▽

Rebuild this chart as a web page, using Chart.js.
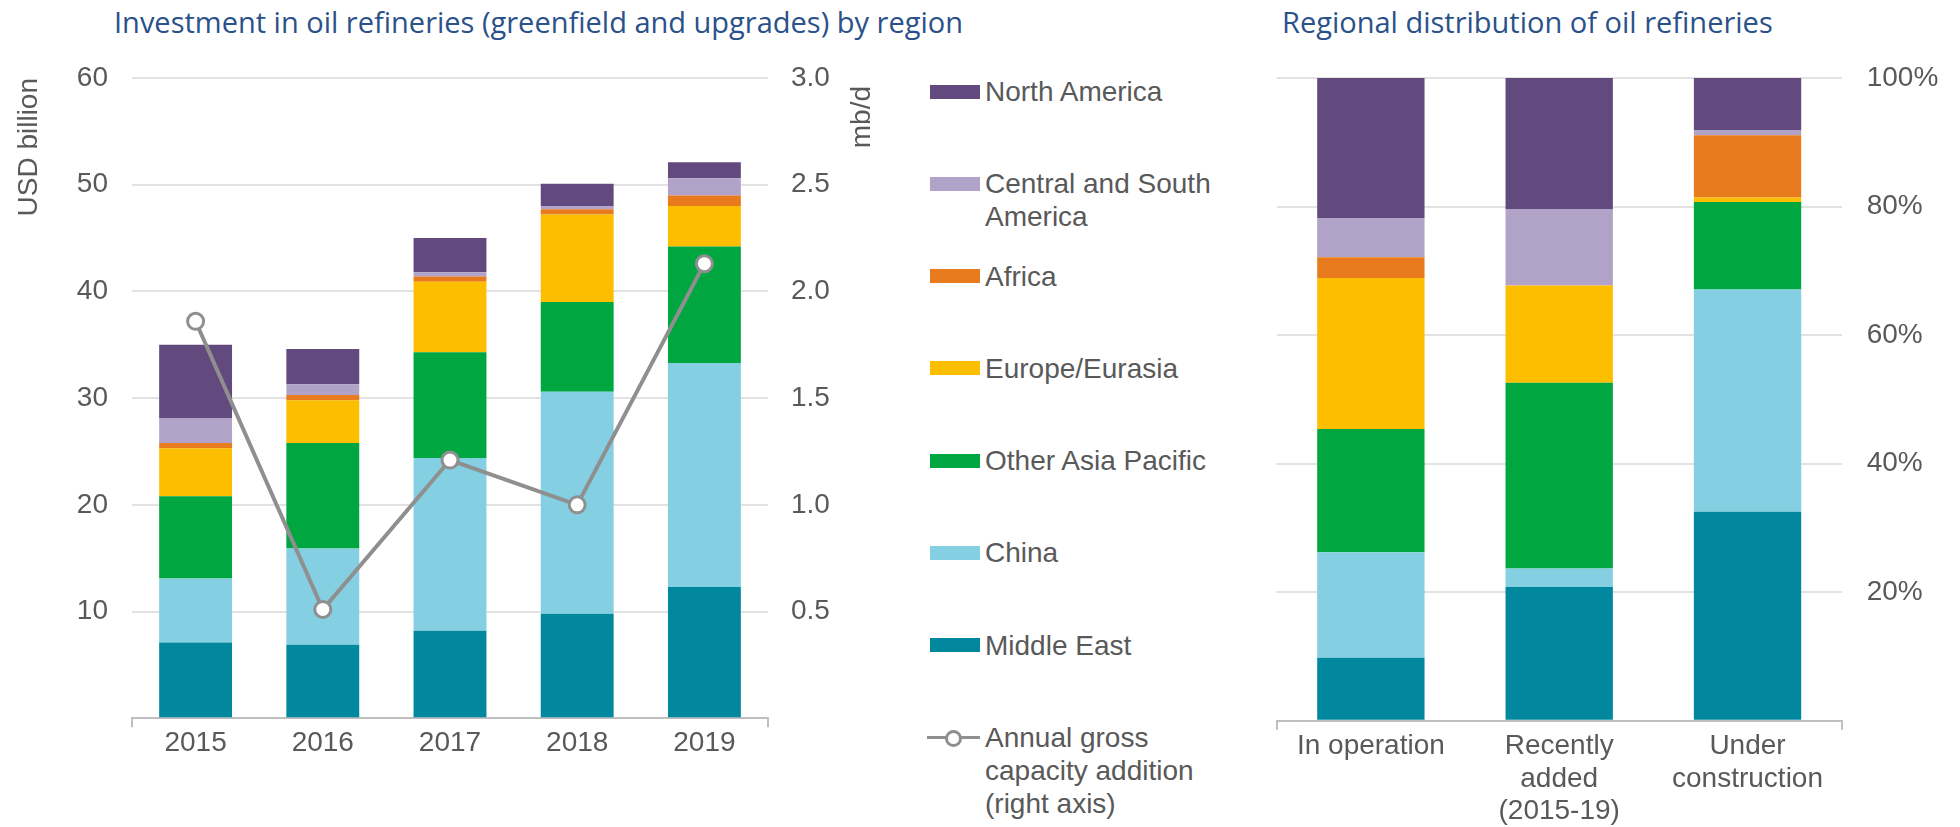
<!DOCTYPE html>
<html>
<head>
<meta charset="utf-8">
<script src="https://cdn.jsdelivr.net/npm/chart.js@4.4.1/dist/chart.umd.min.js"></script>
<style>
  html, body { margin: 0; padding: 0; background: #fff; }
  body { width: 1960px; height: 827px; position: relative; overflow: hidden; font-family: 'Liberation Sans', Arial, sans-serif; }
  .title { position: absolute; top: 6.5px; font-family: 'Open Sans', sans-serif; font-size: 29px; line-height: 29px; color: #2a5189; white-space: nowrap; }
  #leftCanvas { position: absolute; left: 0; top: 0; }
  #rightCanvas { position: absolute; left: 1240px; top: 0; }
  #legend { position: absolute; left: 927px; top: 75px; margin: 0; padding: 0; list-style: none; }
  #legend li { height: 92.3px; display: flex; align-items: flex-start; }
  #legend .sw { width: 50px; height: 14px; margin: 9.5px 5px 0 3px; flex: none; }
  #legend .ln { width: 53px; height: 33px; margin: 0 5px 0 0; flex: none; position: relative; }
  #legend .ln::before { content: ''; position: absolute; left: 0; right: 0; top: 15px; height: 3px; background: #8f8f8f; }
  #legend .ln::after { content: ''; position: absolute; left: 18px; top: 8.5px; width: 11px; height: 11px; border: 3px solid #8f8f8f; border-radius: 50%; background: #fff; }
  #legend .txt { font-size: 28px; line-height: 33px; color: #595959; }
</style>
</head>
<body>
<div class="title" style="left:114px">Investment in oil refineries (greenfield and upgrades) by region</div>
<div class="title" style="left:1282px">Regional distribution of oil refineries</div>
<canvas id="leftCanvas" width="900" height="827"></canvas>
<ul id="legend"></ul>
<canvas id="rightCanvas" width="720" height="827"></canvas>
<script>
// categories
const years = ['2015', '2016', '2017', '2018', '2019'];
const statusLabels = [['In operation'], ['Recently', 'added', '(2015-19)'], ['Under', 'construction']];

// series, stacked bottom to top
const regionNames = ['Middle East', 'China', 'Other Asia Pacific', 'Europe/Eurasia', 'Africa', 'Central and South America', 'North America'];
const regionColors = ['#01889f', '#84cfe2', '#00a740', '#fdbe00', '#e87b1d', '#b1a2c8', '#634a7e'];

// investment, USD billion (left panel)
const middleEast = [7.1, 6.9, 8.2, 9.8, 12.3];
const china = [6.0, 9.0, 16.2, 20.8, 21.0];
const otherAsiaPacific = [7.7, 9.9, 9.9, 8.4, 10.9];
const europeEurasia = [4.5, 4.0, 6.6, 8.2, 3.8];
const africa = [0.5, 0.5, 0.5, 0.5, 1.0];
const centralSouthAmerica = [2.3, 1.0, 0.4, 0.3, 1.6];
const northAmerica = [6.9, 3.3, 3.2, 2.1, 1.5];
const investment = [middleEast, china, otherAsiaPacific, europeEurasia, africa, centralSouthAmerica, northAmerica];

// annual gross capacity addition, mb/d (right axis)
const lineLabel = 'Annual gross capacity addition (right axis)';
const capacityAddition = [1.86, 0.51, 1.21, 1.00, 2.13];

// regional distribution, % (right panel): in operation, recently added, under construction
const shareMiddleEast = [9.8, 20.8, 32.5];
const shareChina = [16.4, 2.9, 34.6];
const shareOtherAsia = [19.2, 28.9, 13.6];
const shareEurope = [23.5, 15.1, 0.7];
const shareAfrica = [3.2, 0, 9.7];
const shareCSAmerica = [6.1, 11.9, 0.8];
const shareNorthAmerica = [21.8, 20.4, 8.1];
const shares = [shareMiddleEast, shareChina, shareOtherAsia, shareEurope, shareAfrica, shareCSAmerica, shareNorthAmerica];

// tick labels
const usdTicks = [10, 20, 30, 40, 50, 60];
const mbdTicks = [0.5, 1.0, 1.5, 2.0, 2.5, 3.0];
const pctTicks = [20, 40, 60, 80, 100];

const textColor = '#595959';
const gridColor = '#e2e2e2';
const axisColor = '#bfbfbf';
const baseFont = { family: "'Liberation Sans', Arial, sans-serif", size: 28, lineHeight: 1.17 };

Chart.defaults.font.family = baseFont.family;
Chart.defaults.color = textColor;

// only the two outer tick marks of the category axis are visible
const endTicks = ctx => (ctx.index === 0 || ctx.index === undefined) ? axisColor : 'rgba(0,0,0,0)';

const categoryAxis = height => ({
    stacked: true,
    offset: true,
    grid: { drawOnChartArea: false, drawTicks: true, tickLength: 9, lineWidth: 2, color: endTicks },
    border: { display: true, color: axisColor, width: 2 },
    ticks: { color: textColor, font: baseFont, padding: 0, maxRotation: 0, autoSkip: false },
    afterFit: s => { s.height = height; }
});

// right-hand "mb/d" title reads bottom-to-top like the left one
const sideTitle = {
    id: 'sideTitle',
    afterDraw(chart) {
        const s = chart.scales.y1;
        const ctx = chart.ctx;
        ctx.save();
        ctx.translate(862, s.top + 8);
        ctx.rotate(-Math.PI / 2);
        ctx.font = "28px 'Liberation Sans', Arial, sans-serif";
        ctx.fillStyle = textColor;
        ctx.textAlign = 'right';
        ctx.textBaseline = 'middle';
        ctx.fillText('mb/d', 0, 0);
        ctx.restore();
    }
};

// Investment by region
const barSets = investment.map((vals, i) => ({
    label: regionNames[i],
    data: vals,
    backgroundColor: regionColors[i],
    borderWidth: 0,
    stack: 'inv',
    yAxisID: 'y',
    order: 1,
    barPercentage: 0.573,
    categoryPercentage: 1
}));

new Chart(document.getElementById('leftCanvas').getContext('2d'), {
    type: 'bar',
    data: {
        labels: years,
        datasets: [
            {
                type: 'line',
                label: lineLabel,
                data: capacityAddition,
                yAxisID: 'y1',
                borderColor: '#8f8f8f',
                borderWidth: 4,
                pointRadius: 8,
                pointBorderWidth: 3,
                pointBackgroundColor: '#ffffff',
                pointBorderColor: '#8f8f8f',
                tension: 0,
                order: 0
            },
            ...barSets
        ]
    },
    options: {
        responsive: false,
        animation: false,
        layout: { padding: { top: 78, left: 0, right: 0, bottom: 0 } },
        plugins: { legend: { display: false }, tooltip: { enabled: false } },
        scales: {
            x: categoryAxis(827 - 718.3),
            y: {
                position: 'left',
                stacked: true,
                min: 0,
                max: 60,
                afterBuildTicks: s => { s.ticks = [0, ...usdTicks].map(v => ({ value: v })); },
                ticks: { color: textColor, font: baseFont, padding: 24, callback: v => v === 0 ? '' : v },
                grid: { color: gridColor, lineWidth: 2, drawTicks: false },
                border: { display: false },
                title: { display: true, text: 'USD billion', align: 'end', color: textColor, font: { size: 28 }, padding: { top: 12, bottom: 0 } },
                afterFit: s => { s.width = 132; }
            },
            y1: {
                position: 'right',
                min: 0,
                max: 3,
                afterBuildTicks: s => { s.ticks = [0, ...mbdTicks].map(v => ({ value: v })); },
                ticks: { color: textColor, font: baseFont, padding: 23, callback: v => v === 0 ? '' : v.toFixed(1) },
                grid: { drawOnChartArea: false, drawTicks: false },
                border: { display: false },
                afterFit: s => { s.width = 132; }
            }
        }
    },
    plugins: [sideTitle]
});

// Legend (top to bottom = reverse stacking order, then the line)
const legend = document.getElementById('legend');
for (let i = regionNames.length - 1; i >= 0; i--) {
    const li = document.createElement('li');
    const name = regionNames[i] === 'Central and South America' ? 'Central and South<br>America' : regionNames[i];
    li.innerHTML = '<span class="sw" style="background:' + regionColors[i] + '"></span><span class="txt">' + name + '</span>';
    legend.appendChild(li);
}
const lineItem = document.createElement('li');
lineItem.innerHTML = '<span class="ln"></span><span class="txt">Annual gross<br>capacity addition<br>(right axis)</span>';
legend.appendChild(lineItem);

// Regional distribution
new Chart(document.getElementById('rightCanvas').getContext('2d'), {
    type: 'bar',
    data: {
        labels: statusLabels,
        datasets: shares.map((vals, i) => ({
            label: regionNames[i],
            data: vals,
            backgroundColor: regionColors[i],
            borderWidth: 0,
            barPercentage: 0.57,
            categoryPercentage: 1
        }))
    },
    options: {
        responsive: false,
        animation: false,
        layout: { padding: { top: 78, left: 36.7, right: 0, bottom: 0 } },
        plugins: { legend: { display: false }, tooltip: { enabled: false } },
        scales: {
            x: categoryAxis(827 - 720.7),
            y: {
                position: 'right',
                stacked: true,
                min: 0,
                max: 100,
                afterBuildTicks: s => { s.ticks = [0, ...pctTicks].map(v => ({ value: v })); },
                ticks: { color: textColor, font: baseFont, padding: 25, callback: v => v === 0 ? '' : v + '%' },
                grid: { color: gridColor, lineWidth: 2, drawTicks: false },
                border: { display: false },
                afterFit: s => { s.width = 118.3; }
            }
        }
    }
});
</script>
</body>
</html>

△

TASK BRIEF: Begin at the first line of the data above and repeat each line exactly, stopping after the line containing "const statusLabels = [['In". Omit the pictures.

FINAL RESULT:
Rebuild this chart as a web page, using Chart.js.
<!DOCTYPE html>
<html>
<head>
<meta charset="utf-8">
<script src="https://cdn.jsdelivr.net/npm/chart.js@4.4.1/dist/chart.umd.min.js"></script>
<style>
  html, body { margin: 0; padding: 0; background: #fff; }
  body { width: 1960px; height: 827px; position: relative; overflow: hidden; font-family: 'Liberation Sans', Arial, sans-serif; }
  .title { position: absolute; top: 6.5px; font-family: 'Open Sans', sans-serif; font-size: 29px; line-height: 29px; color: #2a5189; white-space: nowrap; }
  #leftCanvas { position: absolute; left: 0; top: 0; }
  #rightCanvas { position: absolute; left: 1240px; top: 0; }
  #legend { position: absolute; left: 927px; top: 75px; margin: 0; padding: 0; list-style: none; }
  #legend li { height: 92.3px; display: flex; align-items: flex-start; }
  #legend .sw { width: 50px; height: 14px; margin: 9.5px 5px 0 3px; flex: none; }
  #legend .ln { width: 53px; height: 33px; margin: 0 5px 0 0; flex: none; position: relative; }
  #legend .ln::before { content: ''; position: absolute; left: 0; right: 0; top: 15px; height: 3px; background: #8f8f8f; }
  #legend .ln::after { content: ''; position: absolute; left: 18px; top: 8.5px; width: 11px; height: 11px; border: 3px solid #8f8f8f; border-radius: 50%; background: #fff; }
  #legend .txt { font-size: 28px; line-height: 33px; color: #595959; }
</style>
</head>
<body>
<div class="title" style="left:114px">Investment in oil refineries (greenfield and upgrades) by region</div>
<div class="title" style="left:1282px">Regional distribution of oil refineries</div>
<canvas id="leftCanvas" width="900" height="827"></canvas>
<ul id="legend"></ul>
<canvas id="rightCanvas" width="720" height="827"></canvas>
<script>
// categories
const years = ['2015', '2016', '2017', '2018', '2019'];
const statusLabels = [['In operation'], ['Recently', 'added', '(2015-19)'], ['Under', 'construction']];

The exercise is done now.